## [Data for this task]
::::

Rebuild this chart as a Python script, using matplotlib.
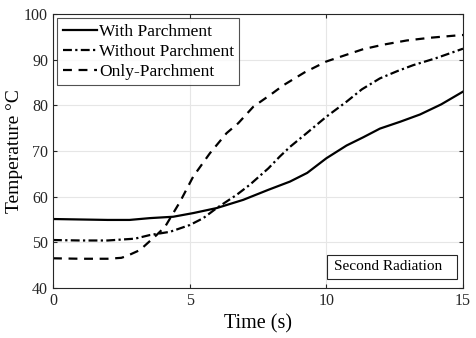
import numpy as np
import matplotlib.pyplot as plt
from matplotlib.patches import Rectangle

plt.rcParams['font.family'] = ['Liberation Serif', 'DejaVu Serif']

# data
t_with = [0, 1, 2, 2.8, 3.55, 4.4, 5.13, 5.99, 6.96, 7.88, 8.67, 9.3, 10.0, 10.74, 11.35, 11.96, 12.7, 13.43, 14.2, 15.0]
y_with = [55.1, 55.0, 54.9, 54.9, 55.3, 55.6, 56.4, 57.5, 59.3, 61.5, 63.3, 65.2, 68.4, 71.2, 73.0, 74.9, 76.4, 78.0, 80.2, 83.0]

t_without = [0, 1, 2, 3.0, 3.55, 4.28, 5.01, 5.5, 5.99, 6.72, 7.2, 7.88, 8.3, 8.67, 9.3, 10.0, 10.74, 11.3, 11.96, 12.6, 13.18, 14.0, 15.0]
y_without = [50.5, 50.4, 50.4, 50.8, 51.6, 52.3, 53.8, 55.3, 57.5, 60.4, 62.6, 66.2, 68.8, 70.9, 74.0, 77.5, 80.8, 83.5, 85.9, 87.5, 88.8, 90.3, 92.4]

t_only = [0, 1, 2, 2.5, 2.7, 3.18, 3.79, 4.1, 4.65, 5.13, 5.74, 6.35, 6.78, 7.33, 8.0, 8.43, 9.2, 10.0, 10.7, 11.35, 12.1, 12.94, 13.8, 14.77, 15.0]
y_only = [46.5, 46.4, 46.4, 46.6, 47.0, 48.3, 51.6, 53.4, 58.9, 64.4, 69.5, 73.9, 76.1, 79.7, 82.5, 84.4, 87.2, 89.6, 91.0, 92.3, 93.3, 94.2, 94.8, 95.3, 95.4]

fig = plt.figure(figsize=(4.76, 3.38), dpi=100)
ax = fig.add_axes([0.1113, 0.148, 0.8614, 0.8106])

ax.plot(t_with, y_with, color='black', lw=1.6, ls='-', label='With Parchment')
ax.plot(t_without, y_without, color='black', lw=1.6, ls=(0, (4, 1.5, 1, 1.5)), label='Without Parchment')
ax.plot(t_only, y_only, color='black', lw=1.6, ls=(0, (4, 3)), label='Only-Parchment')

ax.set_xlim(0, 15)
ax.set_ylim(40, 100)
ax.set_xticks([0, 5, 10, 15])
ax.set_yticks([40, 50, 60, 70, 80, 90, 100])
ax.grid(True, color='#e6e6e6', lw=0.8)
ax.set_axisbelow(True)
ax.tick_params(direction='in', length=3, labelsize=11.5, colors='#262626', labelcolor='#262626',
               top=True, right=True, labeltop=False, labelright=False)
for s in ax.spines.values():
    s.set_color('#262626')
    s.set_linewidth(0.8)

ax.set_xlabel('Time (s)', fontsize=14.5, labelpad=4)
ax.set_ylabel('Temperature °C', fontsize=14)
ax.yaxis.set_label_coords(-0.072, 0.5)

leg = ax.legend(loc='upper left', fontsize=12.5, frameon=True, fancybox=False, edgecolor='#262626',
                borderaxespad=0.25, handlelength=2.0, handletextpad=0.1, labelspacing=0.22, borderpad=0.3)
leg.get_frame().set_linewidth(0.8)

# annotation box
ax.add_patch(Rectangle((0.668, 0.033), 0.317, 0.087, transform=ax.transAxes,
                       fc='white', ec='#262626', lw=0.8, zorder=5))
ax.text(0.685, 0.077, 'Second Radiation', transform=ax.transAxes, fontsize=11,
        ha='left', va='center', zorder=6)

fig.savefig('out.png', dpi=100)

::::

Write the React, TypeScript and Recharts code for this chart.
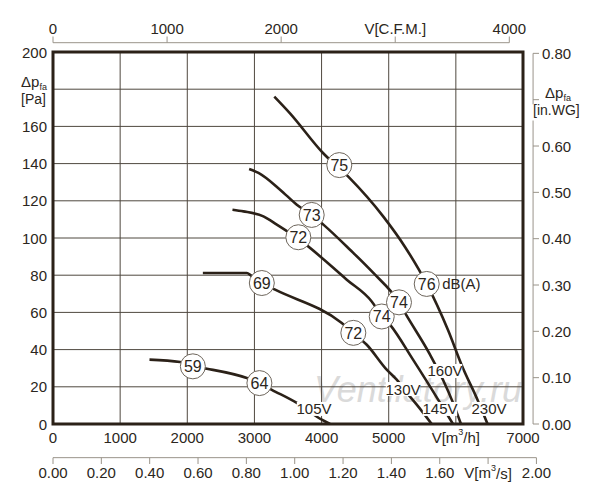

::::

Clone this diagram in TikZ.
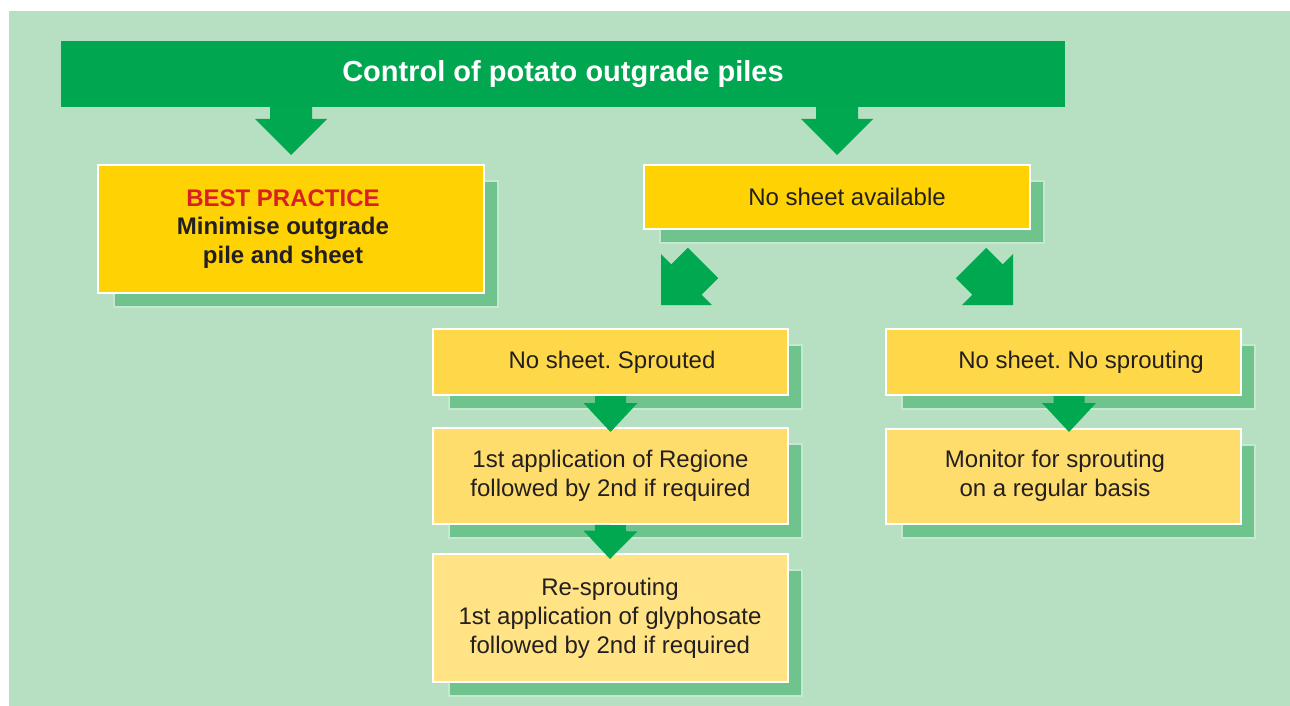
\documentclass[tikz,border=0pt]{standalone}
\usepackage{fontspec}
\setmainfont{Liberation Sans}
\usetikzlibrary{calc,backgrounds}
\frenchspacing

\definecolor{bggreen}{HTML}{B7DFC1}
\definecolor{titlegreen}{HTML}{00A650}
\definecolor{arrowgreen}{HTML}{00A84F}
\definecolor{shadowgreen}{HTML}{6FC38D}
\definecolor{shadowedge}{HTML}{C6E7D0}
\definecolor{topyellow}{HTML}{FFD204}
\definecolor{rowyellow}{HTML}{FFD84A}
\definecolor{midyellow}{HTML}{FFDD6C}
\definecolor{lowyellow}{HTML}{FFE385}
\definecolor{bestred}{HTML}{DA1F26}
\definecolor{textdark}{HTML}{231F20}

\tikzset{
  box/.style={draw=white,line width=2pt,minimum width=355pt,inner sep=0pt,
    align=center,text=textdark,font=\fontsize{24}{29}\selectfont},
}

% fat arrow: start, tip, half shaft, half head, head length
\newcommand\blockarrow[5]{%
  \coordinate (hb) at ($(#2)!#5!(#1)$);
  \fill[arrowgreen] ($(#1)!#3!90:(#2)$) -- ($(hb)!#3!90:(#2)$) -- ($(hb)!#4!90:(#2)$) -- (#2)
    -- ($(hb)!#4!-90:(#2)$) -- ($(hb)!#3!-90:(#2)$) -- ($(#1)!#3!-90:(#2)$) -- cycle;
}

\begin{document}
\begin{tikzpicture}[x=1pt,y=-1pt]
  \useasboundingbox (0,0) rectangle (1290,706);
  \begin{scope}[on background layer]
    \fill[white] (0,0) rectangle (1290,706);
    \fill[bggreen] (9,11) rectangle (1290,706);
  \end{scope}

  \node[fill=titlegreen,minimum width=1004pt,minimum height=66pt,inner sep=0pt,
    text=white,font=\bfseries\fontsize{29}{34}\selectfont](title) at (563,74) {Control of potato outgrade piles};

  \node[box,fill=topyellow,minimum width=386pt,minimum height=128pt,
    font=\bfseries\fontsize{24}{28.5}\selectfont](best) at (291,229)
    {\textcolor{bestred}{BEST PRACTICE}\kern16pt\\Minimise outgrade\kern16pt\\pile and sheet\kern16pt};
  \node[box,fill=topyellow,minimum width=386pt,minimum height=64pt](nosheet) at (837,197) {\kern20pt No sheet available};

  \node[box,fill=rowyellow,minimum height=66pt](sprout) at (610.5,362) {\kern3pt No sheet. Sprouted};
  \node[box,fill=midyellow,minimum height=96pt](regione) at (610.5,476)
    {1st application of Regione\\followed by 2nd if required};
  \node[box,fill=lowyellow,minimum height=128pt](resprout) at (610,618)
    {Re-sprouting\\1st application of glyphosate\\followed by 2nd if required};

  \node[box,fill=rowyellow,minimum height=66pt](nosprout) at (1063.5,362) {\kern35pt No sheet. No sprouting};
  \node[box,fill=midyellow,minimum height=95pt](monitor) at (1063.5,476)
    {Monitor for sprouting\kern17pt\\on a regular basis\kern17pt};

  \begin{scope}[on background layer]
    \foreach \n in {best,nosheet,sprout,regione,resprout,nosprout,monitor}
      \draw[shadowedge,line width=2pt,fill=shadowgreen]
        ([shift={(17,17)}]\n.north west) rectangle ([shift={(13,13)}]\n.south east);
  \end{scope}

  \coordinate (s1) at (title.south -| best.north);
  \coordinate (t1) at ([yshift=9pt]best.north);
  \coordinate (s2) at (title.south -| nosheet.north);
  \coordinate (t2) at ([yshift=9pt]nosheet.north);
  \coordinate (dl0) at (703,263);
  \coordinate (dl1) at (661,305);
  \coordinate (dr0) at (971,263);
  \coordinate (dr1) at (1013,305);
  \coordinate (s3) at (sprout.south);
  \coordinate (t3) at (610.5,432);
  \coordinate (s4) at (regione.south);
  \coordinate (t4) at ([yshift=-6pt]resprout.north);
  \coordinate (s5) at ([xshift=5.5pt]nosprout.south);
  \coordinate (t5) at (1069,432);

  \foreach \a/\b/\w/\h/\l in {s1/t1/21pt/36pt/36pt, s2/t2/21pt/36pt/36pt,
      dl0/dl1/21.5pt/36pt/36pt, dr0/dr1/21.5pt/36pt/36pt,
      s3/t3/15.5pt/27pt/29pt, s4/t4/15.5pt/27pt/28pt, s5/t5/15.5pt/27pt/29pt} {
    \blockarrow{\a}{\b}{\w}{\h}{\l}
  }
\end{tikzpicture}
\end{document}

::::

## [Task description]
Omit all pictures, and reproduce exactly the lines from the one holding "Rebuild this chart" through the one holding "ax = fig.add_axes([0.1113, 0.148, 0.8614, 0.8106])", both included.

## [Solution below]
Rebuild this chart as a Python script, using matplotlib.
import numpy as np
import matplotlib.pyplot as plt
from matplotlib.patches import Rectangle

plt.rcParams['font.family'] = ['Liberation Serif', 'DejaVu Serif']

# data
t_with = [0, 1, 2, 2.8, 3.55, 4.4, 5.13, 5.99, 6.96, 7.88, 8.67, 9.3, 10.0, 10.74, 11.35, 11.96, 12.7, 13.43, 14.2, 15.0]
y_with = [55.1, 55.0, 54.9, 54.9, 55.3, 55.6, 56.4, 57.5, 59.3, 61.5, 63.3, 65.2, 68.4, 71.2, 73.0, 74.9, 76.4, 78.0, 80.2, 83.0]

t_without = [0, 1, 2, 3.0, 3.55, 4.28, 5.01, 5.5, 5.99, 6.72, 7.2, 7.88, 8.3, 8.67, 9.3, 10.0, 10.74, 11.3, 11.96, 12.6, 13.18, 14.0, 15.0]
y_without = [50.5, 50.4, 50.4, 50.8, 51.6, 52.3, 53.8, 55.3, 57.5, 60.4, 62.6, 66.2, 68.8, 70.9, 74.0, 77.5, 80.8, 83.5, 85.9, 87.5, 88.8, 90.3, 92.4]

t_only = [0, 1, 2, 2.5, 2.7, 3.18, 3.79, 4.1, 4.65, 5.13, 5.74, 6.35, 6.78, 7.33, 8.0, 8.43, 9.2, 10.0, 10.7, 11.35, 12.1, 12.94, 13.8, 14.77, 15.0]
y_only = [46.5, 46.4, 46.4, 46.6, 47.0, 48.3, 51.6, 53.4, 58.9, 64.4, 69.5, 73.9, 76.1, 79.7, 82.5, 84.4, 87.2, 89.6, 91.0, 92.3, 93.3, 94.2, 94.8, 95.3, 95.4]

fig = plt.figure(figsize=(4.76, 3.38), dpi=100)
ax = fig.add_axes([0.1113, 0.148, 0.8614, 0.8106])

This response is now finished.